Les circonstances de leur fuite en tandem présentent aussi quelques divergences, même si Huck simule sa mort de la même façon, Charley va être suspecté et recherché pour ce meurtre censé accusé le père Finn (Jim s'échappait pour ne pas être vendu). Les différences qui stimulent le mouvement de l'intrigue sont d'une part la recherche de Tom, porté disparu, mais qui semble être le chef fantomatique d'une organisation syndicale sous le surnom de Snake et d'autre part les aspirations musicales de Charley. Ces dernières justifient l'époque des années trente puisque Charley rencontre à l'occasion d'un concours de blues un étrange musicien appelé Lucius Brown qui n'est autre qu'une incarnation fictive du légendaire...mais chut, j'en dis trop. Le blues ponctuent donc de quelques notes les deux tomes déjà parus. A noter que Steve Cuzor a illustré le BD Blues (Ed. Nocturnes) consacré à Leadbelly.
Entre western et road-BD, c'est aussi l'occasion de décrire la vies des white trash, hobos, et autres figures itinérantes du Sud des États-Unis, toujours à la recherche d'un coin où prospérer ou, au moins, survivre.
Mon vocabulaire technique concernant la bande dessinée étant très limité, je me contenterai de dire que les couvertures sont très jolies et que j'aime beaucoup le dessin de Cuzor. Ouais, limité à ce point là, désolé. Du point de vue du scénario, les virages que prennent les rebondissements mènent très agréablement vers un quelque part (reprenant des épisodes du roman adapté ou pas?) qui nous sera révélé que dans le troisième tome, sans date de sortie prévue mais avec un titre, peut-être provisoire, sinon certain: Midnight Crossroad.
O'Boys n'est donc pas à proprement parlé une adaptation BD des Aventures de Huckleberry Finn, mais une variante qui répond à un besoin des auteurs à revisiter des thèmes qui leur sont chers (le peu de renseignements glanés sur leur parcours respectifs donnent envie de creuser un peu, d'ailleurs) ou apporter leur contribution aux recréations d'une œuvre et ainsi l'enrichir.
Interview de P. Thirault sur France 2 (attention, plusieurs vidéos enchaînées): http://www.france2.fr/bd/index.php?page=bd-bande-dessinee-videos&id_document=3997
Courte interview par ActuaBD: http://www.actuabd.com/S-Cuzor-P-Thirault-O-Boys-est-une-ballade-sur-l-humanite-sur-la-relation-entre-les-gens
La bande-annonce promotionnelle de Dargaud: http://www.dargaud.com/front/albums/dossiers/dossier.aspx?id=106
O'Boys t.1: Le Sang du Mississippi et t.2: Deux chats gais sur un train brûlant, Philippe Thirault (scénario) et Steve Cuzor (dessin, et couleur avec Meephe Versaevel), Dargaud, 13,50€ pièce.
3 commentaires:
Lu les deux premiers tomes. Le dessin n'est pas révolutionnaire, ressemble beaucoup à celui d'Hermann - ce qui est loin d'être une insulte.

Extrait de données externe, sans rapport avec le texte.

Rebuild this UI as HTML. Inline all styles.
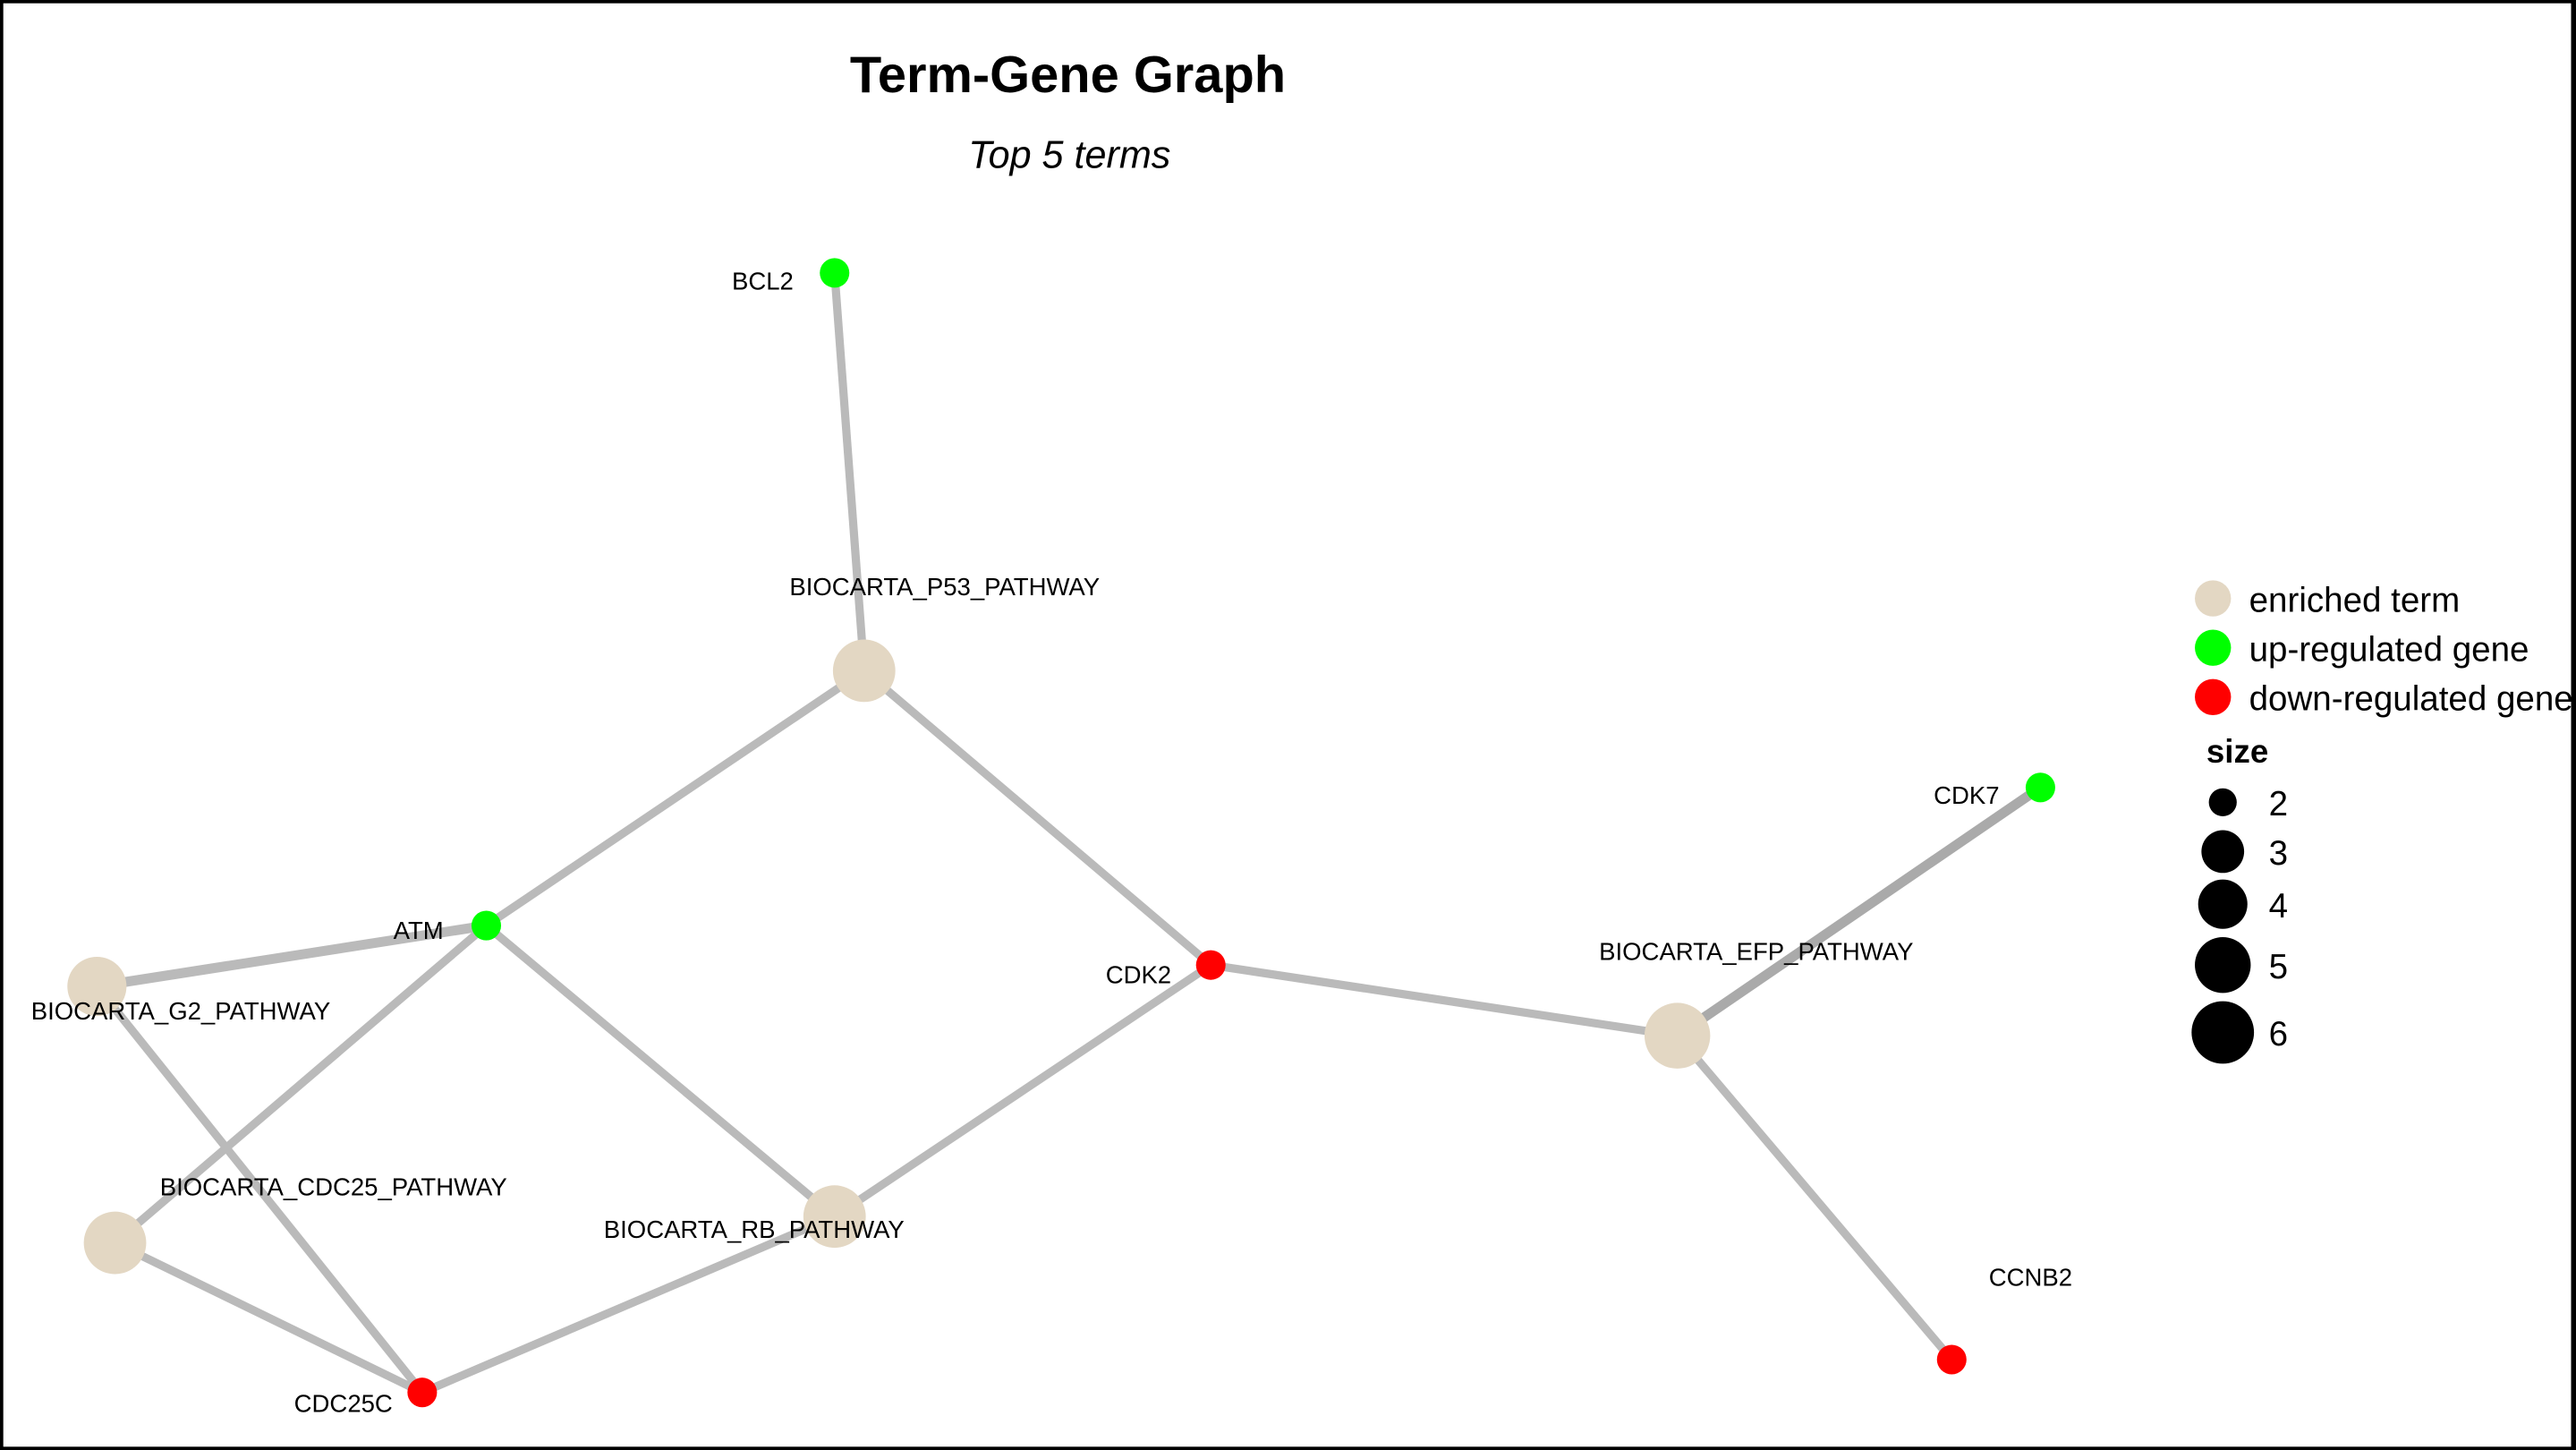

Le scénario est proprement ahurissant, on croit effectivement se retrouver avec une resucée d'Huckleberry Finn, et au final on lit une chronique brûlante et enfiévrée sur la vie des hobos. Poisseux, jubilatoire, extatique lorsqu'elle parle de blues, cette BD est un must-have pour comprendre la culture américaine d'avant-guerre.
Excellente BD,effectivement super bien documenté sur les hobos de l'époque (on y croise même un précurseur de Jack Kerouac qui lit "The Road"). L'amitié entre un blanc et un noir à l'époque est très bien décrite surtout qu'ils sont avant tout pauvre! Bref une bd à conseiller pour les ados et les moins ados!
Merci de votre visite et pour votre commentaire Thierry. Il faut noter que le troisième tome est sorti en avril 2012.